---------- Source material ----------

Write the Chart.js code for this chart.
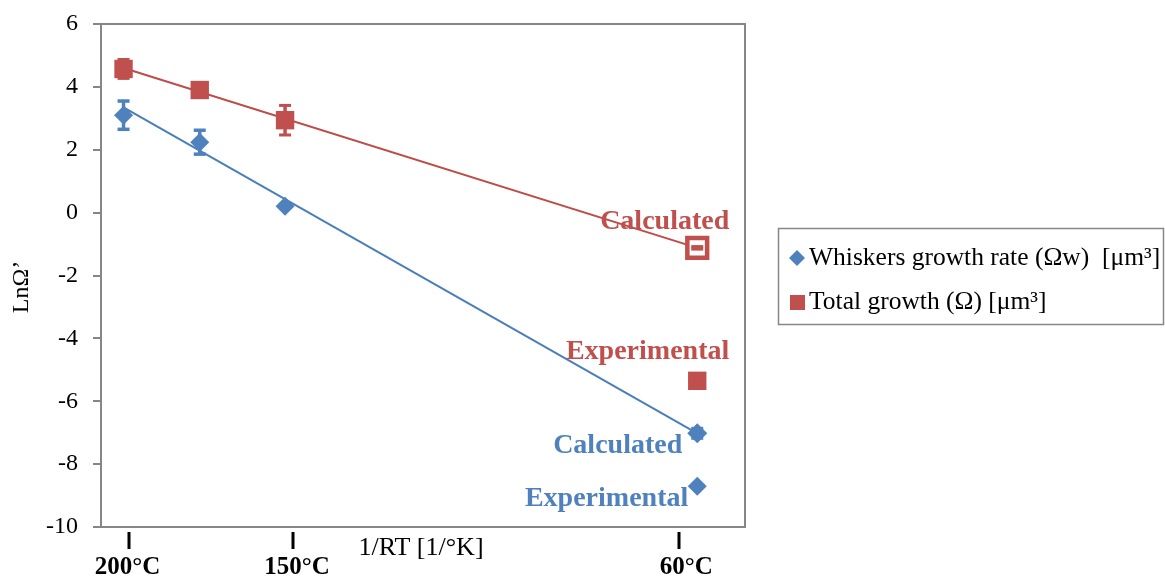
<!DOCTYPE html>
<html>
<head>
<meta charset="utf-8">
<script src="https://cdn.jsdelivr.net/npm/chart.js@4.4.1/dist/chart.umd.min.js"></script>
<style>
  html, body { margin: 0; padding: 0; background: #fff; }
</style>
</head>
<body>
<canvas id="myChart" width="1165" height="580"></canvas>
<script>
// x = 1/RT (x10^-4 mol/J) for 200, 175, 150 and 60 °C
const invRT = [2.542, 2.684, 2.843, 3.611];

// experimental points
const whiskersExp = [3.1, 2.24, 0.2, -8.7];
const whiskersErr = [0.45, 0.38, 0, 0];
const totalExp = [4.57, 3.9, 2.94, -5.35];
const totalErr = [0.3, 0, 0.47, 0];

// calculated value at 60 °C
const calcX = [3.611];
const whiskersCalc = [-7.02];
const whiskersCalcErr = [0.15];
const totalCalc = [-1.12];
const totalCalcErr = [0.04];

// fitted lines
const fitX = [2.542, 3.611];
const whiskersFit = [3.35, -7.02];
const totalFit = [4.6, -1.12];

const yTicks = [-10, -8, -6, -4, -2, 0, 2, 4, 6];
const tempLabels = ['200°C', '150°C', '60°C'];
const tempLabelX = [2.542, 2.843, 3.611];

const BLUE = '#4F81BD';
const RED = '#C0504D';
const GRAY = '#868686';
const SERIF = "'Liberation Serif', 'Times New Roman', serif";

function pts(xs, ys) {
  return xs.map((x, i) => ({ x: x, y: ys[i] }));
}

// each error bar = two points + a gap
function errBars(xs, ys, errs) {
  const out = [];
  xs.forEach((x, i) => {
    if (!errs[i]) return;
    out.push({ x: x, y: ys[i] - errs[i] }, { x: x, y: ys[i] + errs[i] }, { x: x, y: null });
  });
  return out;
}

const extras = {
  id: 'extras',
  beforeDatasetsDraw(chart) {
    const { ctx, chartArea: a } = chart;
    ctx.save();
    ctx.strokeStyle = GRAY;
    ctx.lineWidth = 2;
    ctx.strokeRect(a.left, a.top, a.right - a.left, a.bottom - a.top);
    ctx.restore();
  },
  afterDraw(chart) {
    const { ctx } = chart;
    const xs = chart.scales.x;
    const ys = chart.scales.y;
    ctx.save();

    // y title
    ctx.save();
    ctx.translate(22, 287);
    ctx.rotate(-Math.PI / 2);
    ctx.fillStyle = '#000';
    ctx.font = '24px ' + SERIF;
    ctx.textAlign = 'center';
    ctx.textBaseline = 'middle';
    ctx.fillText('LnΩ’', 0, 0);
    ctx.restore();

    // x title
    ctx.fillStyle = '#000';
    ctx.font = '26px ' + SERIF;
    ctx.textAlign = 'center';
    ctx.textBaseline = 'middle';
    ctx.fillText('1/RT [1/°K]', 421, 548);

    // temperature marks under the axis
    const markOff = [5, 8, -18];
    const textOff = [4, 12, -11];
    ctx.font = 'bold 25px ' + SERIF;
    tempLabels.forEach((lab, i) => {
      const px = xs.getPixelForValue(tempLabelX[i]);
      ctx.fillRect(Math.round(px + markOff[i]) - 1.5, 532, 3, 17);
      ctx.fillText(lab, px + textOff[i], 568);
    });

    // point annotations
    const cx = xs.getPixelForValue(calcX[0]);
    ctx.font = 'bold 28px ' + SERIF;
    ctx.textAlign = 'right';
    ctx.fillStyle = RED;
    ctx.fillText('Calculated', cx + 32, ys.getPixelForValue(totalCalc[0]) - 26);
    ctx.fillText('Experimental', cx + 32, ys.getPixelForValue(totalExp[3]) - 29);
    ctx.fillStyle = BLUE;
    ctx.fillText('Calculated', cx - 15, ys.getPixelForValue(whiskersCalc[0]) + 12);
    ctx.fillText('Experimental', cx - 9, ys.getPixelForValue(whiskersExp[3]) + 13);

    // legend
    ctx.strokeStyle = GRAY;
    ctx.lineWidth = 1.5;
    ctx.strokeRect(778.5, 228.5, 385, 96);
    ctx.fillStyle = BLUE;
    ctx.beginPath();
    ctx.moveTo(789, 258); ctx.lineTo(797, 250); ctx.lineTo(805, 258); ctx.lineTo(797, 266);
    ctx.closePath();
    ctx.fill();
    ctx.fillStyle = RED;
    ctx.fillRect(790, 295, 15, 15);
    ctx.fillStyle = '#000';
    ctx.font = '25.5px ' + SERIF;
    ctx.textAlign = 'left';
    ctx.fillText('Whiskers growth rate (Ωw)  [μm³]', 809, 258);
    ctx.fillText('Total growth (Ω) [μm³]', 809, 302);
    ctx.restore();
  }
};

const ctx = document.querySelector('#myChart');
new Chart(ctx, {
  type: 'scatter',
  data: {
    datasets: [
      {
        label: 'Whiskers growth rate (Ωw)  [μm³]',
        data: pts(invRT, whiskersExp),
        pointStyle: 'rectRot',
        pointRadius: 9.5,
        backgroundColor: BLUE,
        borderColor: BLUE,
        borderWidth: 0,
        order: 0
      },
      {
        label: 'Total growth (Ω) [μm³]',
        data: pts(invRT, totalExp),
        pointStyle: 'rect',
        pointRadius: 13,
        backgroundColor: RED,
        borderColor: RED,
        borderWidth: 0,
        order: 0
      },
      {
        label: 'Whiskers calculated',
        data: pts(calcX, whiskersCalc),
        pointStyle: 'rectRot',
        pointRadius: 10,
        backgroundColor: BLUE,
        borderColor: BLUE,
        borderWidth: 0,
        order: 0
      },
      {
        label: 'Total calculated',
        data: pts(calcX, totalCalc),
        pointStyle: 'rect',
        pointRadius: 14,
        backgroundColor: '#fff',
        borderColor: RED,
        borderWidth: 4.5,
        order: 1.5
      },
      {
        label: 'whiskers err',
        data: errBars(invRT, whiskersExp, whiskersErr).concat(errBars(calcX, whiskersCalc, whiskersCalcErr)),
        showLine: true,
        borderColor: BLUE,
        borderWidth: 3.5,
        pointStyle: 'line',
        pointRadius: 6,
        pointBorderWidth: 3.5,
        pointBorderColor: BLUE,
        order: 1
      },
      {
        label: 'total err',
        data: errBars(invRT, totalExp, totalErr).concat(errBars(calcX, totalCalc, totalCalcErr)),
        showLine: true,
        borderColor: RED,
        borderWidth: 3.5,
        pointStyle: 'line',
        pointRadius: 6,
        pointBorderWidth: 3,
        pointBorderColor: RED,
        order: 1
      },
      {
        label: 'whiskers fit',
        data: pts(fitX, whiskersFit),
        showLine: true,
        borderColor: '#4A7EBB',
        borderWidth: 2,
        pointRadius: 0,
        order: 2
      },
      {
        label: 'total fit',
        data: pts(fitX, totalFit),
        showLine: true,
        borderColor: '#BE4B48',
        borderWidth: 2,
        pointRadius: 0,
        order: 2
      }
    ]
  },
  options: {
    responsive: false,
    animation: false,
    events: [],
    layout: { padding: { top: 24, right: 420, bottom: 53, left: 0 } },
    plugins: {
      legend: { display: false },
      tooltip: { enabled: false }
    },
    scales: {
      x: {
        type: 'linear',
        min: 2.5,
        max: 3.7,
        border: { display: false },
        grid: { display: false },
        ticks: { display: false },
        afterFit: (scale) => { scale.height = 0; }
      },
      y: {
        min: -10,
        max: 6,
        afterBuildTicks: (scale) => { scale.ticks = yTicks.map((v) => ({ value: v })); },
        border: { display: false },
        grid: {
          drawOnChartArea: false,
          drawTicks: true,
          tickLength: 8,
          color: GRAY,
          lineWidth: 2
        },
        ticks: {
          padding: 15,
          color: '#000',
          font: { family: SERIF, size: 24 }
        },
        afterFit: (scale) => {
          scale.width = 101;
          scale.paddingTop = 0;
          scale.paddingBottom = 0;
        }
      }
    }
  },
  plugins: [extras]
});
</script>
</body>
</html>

----------

From the first line of the material down to the line containing "const invRT = [2.542, 2.684, 2.843, 3.611];", inclusive, return each line exactly, skipping any picture.

Write the Chart.js code for this chart.
<!DOCTYPE html>
<html>
<head>
<meta charset="utf-8">
<script src="https://cdn.jsdelivr.net/npm/chart.js@4.4.1/dist/chart.umd.min.js"></script>
<style>
  html, body { margin: 0; padding: 0; background: #fff; }
</style>
</head>
<body>
<canvas id="myChart" width="1165" height="580"></canvas>
<script>
// x = 1/RT (x10^-4 mol/J) for 200, 175, 150 and 60 °C
const invRT = [2.542, 2.684, 2.843, 3.611];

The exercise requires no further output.